[Written instruction]:
Restate the data below word for word. Skip any images it contains.

[Data excerpt]:
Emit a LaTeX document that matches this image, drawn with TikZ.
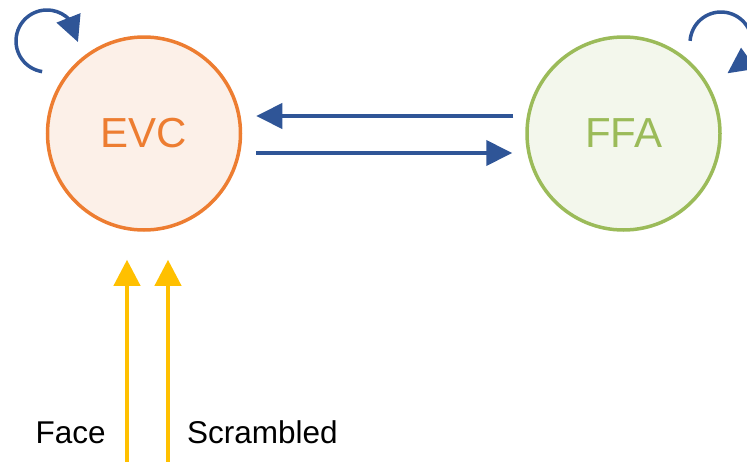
\documentclass[tikz,border=0pt]{standalone}
\usepackage{fontspec}
\setmainfont{Liberation Sans}
\usetikzlibrary{arrows.meta,bending,calc}
\definecolor{evcline}{HTML}{ED7D31}
\definecolor{evcfill}{HTML}{FCF0E8}
\definecolor{ffaline}{HTML}{9BBB59}
\definecolor{ffafill}{HTML}{F3F7EC}
\definecolor{linkblue}{HTML}{2F5597}
\definecolor{inputgold}{HTML}{FFC000}
\begin{document}
\begin{tikzpicture}[x=1pt,y=-1pt,
  area/.style={circle,minimum size=193pt,inner sep=0pt,line width=3.5pt,
    font=\fontsize{42}{50}\selectfont},
  flow/.style={draw=linkblue,line width=4pt,-{Triangle[length=26pt,width=25pt]}},
  selfloop/.style={draw=linkblue,line width=3.5pt,-{Triangle[length=26pt,width=25pt,flex]}},
  input/.style={draw=inputgold,line width=4pt,-{Triangle[length=26pt,width=26pt]}},
  label/.style={anchor=base west,inner sep=0pt,font=\fontsize{31.5}{38}\selectfont}]
\useasboundingbox (0,0) rectangle (747,461);
\clip (0,0) rectangle (747,461);

% the two areas
\node[area,draw=evcline,fill=evcfill,text=evcline] (evc) at (144,133.5) {EVC};
\node[area,draw=ffaline,fill=ffafill,text=ffaline] (ffa) at (623.5,133.5) {FFA};

% self connections
\draw[selfloop] ($(evc.center)+(-97,-92.5)+(99:31)$)
  arc[start angle=99,end angle=362,radius=31];
\draw[selfloop] ($(ffa.center)+(97.5,-90.5)+(184:31)$)
  arc[start angle=184,end angle=438,radius=31];

% feedback and feedforward
\draw[flow] ([xshift=-12pt,yshift=17.5pt]ffa.west) -- ([xshift=14pt,yshift=17.5pt]evc.east);
\draw[flow] ([xshift=14pt,yshift=-19.5pt]evc.east) -- ([xshift=-13pt,yshift=-19.5pt]ffa.west);

% stimulus inputs
\coordinate (evcfoot) at ([yshift=-28pt]evc.south);
\coordinate (facein) at (127,466);
\coordinate (scrin) at (168,466);
\draw[input] (facein) -- (facein |- evcfoot);
\draw[input] (scrin) -- (scrin |- evcfoot);

\node[label] (face) at (35.5,443) {Face};
\node[label] (scr) at (187,443) {Scrambled};
\end{tikzpicture}
\end{document}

[Solution to this problem]:
Emit a LaTeX document that matches this image, drawn with TikZ.
\documentclass[tikz,border=0pt]{standalone}
\usepackage{fontspec}
\setmainfont{Liberation Sans}
\usetikzlibrary{arrows.meta,bending,calc}
\definecolor{evcline}{HTML}{ED7D31}
\definecolor{evcfill}{HTML}{FCF0E8}
\definecolor{ffaline}{HTML}{9BBB59}
\definecolor{ffafill}{HTML}{F3F7EC}
\definecolor{linkblue}{HTML}{2F5597}
\definecolor{inputgold}{HTML}{FFC000}
\begin{document}
\begin{tikzpicture}[x=1pt,y=-1pt,
  area/.style={circle,minimum size=193pt,inner sep=0pt,line width=3.5pt,
    font=\fontsize{42}{50}\selectfont},
  flow/.style={draw=linkblue,line width=4pt,-{Triangle[length=26pt,width=25pt]}},
  selfloop/.style={draw=linkblue,line width=3.5pt,-{Triangle[length=26pt,width=25pt,flex]}},
  input/.style={draw=inputgold,line width=4pt,-{Triangle[length=26pt,width=26pt]}},
  label/.style={anchor=base west,inner sep=0pt,font=\fontsize{31.5}{38}\selectfont}]
\useasboundingbox (0,0) rectangle (747,461);
\clip (0,0) rectangle (747,461);

% the two areas
\node[area,draw=evcline,fill=evcfill,text=evcline] (evc) at (144,133.5) {EVC};
\node[area,draw=ffaline,fill=ffafill,text=ffaline] (ffa) at (623.5,133.5) {FFA};

% self connections
\draw[selfloop] ($(evc.center)+(-97,-92.5)+(99:31)$)
  arc[start angle=99,end angle=362,radius=31];
\draw[selfloop] ($(ffa.center)+(97.5,-90.5)+(184:31)$)
  arc[start angle=184,end angle=438,radius=31];

% feedback and feedforward
\draw[flow] ([xshift=-12pt,yshift=17.5pt]ffa.west) -- ([xshift=14pt,yshift=17.5pt]evc.east);
\draw[flow] ([xshift=14pt,yshift=-19.5pt]evc.east) -- ([xshift=-13pt,yshift=-19.5pt]ffa.west);

% stimulus inputs
\coordinate (evcfoot) at ([yshift=-28pt]evc.south);
\coordinate (facein) at (127,466);
\coordinate (scrin) at (168,466);
\draw[input] (facein) -- (facein |- evcfoot);
\draw[input] (scrin) -- (scrin |- evcfoot);

\node[label] (face) at (35.5,443) {Face};
\node[label] (scr) at (187,443) {Scrambled};
\end{tikzpicture}
\end{document}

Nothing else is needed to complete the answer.